Why is activity so important? Well, although we do collect money from the “high bidder,” each time someone puts their bid number down on a Silent Auction form or raises their Bid Card during the Live Auction they are raising more money for the charity. The second, third and fourth high bidders are helping raise the price of that item. Ultimately, the high bidder is the one who is determined to hang in there and out-bid the competition. So, as I like to say to my auction audience, “It’s the job of the second, third and fourth high bidders to make sure that the winner pays appropriately!”
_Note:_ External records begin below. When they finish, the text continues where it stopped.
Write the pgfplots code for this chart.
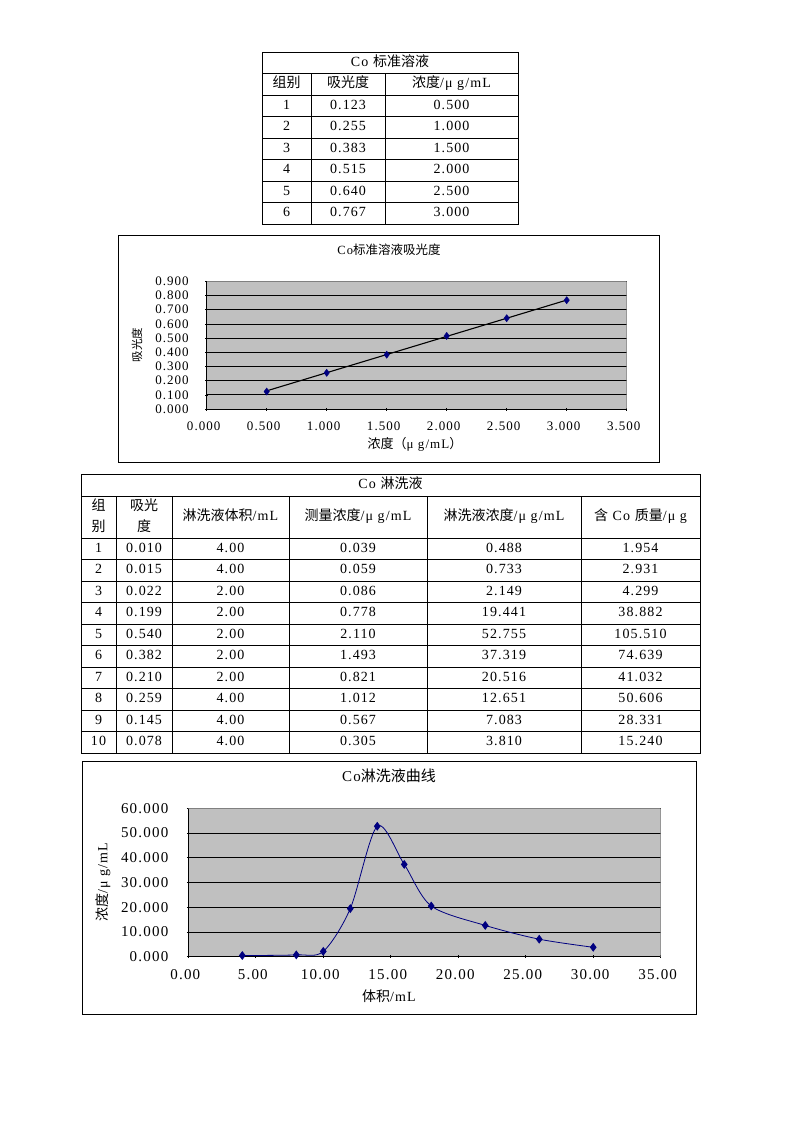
\documentclass[border=0pt]{standalone}
\usepackage{pgfplots}
\pgfplotsset{compat=1.18}
\usepackage{fontspec}
\setmainfont{Liberation Serif}[LetterSpace=8]
\newfontfamily\cjk{Noto Sans CJK SC}
\definecolor{xlgray}{HTML}{C0C0C0}
\definecolor{xnavy}{HTML}{000080}
\definecolor{xborder}{HTML}{808080}
\newcommand\fs[1]{\fontsize{#1}{#1}\selectfont}
\tikzset{tc/.style={text height=10pt,text depth=3pt,inner sep=0pt,font=\fs{14}}}

\begin{document}
\begin{tikzpicture}
\fill[white] (0,0) rectangle (793pt,-1122pt);
\path[use as bounding box] (0,0) rectangle (793pt,-1122pt);
\begin{scope}[x=1pt,y=-1pt,line width=0.8pt]
% ---------- Table 1 ----------
\draw (262,52) rectangle (518,224);
\foreach \y in {73.5,95,116.5,138,159.5,181,202.5} \draw (262,\y)--(518,\y);
\draw (311,73.5)--(311,224) (385,73.5)--(385,224);
\node[tc] at (390,62.75) {Co {\cjk 标准溶液}};
\node[tc] at (286.5,84.25) {\cjk 组别};
\node[tc] at (348,84.25) {\cjk 吸光度};
\node[tc] at (451.5,84.25) {{\cjk 浓度}/μ g/mL};
\foreach \i/\a/\c [count=\n] in {1/0.123/0.500,2/0.255/1.000,3/0.383/1.500,4/0.515/2.000,5/0.640/2.500,6/0.767/3.000}{
  \node[tc] at (286.5,{84.25+21.5*\n}) {\i};
  \node[tc] at (348,{84.25+21.5*\n}) {\a};
  \node[tc] at (451.5,{84.25+21.5*\n}) {\c};
}
% ---------- Chart 1 frame and labels ----------
\draw[line width=1pt] (118.5,235.5) rectangle (659.5,462.5);
\node[font=\fs{12.5}] at (389,250) {Co{\cjk 标准溶液吸光度}};
\node[font=\fs{11.5},rotate=90] at (137,345) {\cjk 吸光度};
\node[font=\fs{13}] at (415,444) {{\cjk 浓度（}μ g/mL{\cjk ）}};
\node[anchor=west,font=\fs{13}] at (519,340) {y\hspace{6pt}=\hspace{6pt}0.2559x};
\node[anchor=west,font=\fs{13}] at (519,357) {R\textsuperscript{2}\hspace{6pt}=\hspace{6pt}0.9999};
% ---------- Table 2 ----------
\draw (81,474) rectangle (700,753);
\draw (81,496)--(700,496) (81,538)--(700,538);
\foreach \k in {1,...,9} \draw (81,{538+21.5*\k})--(700,{538+21.5*\k});
\foreach \x in {116,172,289,427,581} \draw (\x,496)--(\x,753);
\node[tc] at (390.5,485) {Co {\cjk 淋洗液}};
\node[tc] at (98.5,507) {\cjk 组};
\node[tc] at (98.5,528) {\cjk 别};
\node[tc] at (144,507) {\cjk 吸光};
\node[tc] at (144,528) {\cjk 度};
\node[tc] at (230.5,517) {{\cjk 淋洗液体积}/mL};
\node[tc] at (358,517) {{\cjk 测量浓度}/μ g/mL};
\node[tc] at (504,517) {{\cjk 淋洗液浓度}/μ g/mL};
\node[tc] at (640.5,517) {{\cjk 含} Co {\cjk 质量}/μ g};
\foreach \i/\a/\v/\m/\c/\q [count=\n] in {
 1/0.010/4.00/0.039/0.488/1.954,
 2/0.015/4.00/0.059/0.733/2.931,
 3/0.022/2.00/0.086/2.149/4.299,
 4/0.199/2.00/0.778/19.441/38.882,
 5/0.540/2.00/2.110/52.755/105.510,
 6/0.382/2.00/1.493/37.319/74.639,
 7/0.210/2.00/0.821/20.516/41.032,
 8/0.259/4.00/1.012/12.651/50.606,
 9/0.145/4.00/0.567/7.083/28.331,
 10/0.078/4.00/0.305/3.810/15.240}{
  \node[tc] at (98.5,{527.25+21.5*\n}) {\i};
  \node[tc] at (144,{527.25+21.5*\n}) {\a};
  \node[tc] at (230.5,{527.25+21.5*\n}) {\v};
  \node[tc] at (358,{527.25+21.5*\n}) {\m};
  \node[tc] at (504,{527.25+21.5*\n}) {\c};
  \node[tc] at (640.5,{527.25+21.5*\n}) {\q};
}
% ---------- Chart 2 frame and labels ----------
\draw[line width=1pt] (82.3,761) rectangle (696,1014);
\node[font=\fs{15}] at (389,776) {Co{\cjk 淋洗液曲线}};
\node[font=\fs{14},rotate=90] at (103,882) {{\cjk 浓度}/μ g/mL};
\node[font=\fs{14}] at (389,996) {{\cjk 体积}/mL};
\end{scope}

% ---------- Chart 1 axis ----------
\begin{axis}[
  at={(206.7pt,-409pt)}, anchor=south west, scale only axis,
  width=420pt, height=127.7pt,
  xmin=0, xmax=3.5, ymin=0, ymax=0.9,
  xtick={0,0.5,1,1.5,2,2.5,3,3.5},
  ytick={0,0.1,0.2,0.3,0.4,0.5,0.6,0.7,0.8,0.9},
  axis lines=left, axis line style={-,line width=0.8pt,black},
  axis background/.style={fill=xlgray},
  ymajorgrids, grid style={black,line width=0.7pt},
  tick style={black,line width=0.6pt}, major tick length=3pt,
  /pgf/number format/assume math mode=true,
  /pgf/number format/fixed, /pgf/number format/fixed zerofill,
  /pgf/number format/precision=3,
  tick label style={font=\fs{13}},
  xticklabel style={xshift=-3pt,yshift=-8pt},
  yticklabel style={xshift=-13pt},
]
\addplot[black, line width=1.1pt] coordinates {(0.5,0.12795) (3.0,0.7677)};
\addplot[only marks, mark=diamond*, mark size=3.6pt, color=xnavy] coordinates {(0.5,0.123)(1.0,0.255)(1.5,0.383)(2.0,0.515)(2.5,0.640)(3.0,0.767)};
\draw[xborder, line width=0.8pt] (rel axis cs:0,1) -- (rel axis cs:1,1) -- (rel axis cs:1,0);
\end{axis}

% ---------- Chart 2 axis ----------
\begin{axis}[
  at={(188.3pt,-956.7pt)}, anchor=south west, scale only axis,
  width=472.4pt, height=148.4pt,
  xmin=0, xmax=35, ymin=0, ymax=60,
  xtick={0,5,10,15,20,25,30,35},
  ytick={0,10,20,30,40,50,60},
  axis lines=left, axis line style={-,line width=0.8pt,black},
  axis background/.style={fill=xlgray},
  ymajorgrids, grid style={black,line width=0.7pt},
  tick style={black,line width=0.6pt}, major tick length=3pt,
  /pgf/number format/assume math mode=true,
  /pgf/number format/fixed, /pgf/number format/fixed zerofill,
  tick label style={font=\fs{15}},
  xticklabel style={/pgf/number format/precision=2, xshift=-3pt, yshift=-8pt},
  yticklabel style={/pgf/number format/precision=3, xshift=-15pt},
]
\addplot[xnavy, line width=0.8pt, smooth, mark=diamond*, mark size=3.8pt, mark options={fill=xnavy}] coordinates {(4,0.488)(8,0.733)(10,2.149)(12,19.441)(14,52.755)(16,37.319)(18,20.516)(22,12.651)(26,7.083)(30,3.810)};
\draw[xborder, line width=0.8pt] (rel axis cs:0,1) -- (rel axis cs:1,1) -- (rel axis cs:1,0);
\end{axis}
\end{tikzpicture}
\end{document}
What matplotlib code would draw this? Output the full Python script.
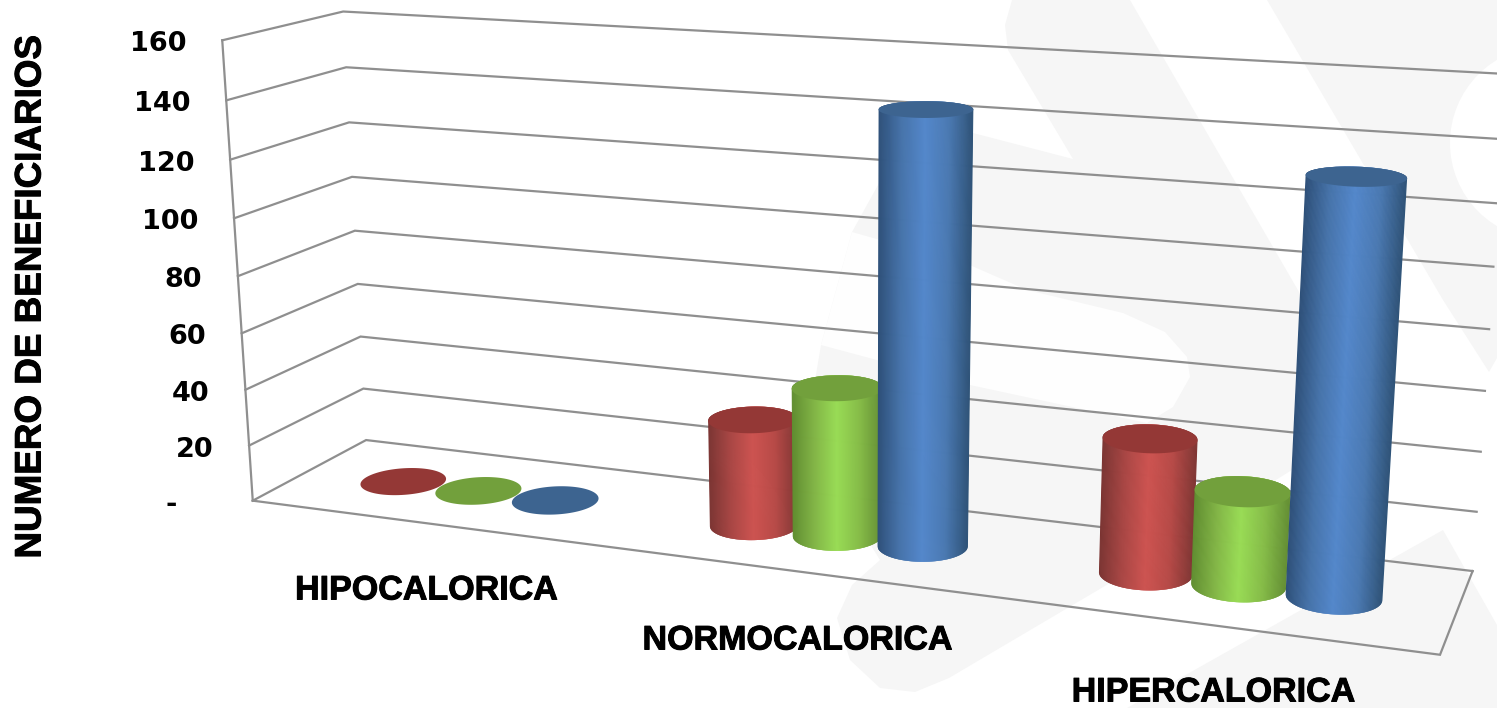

So, if we are “making money” from any and all bidders that participate, it’s crucial to have audience engagement. We want them all to bid -- more bid cards in the air means the revenue to the charity increases. That means, as an auctioneer, I need to be courting the second and third high bidders, giving them permission to stay in the game, and not just focusing on one or two potential high bidders. In fact, I coach my audience, letting them know they can “play along” all they want -- be my second and third high bidders all night long. But, if they don’t actually want the item, they should pull their cards down before I say “Sold!”

So, remember, while we do ultimately collect the money from the high bidder, we make money from every guest that places a higher bid on a Silent Auction form or raises their bid card during the Live Auction. It’s important to keep your entire audience engaged and interacting because, even if they don’t win, their participation ensures that the charity does.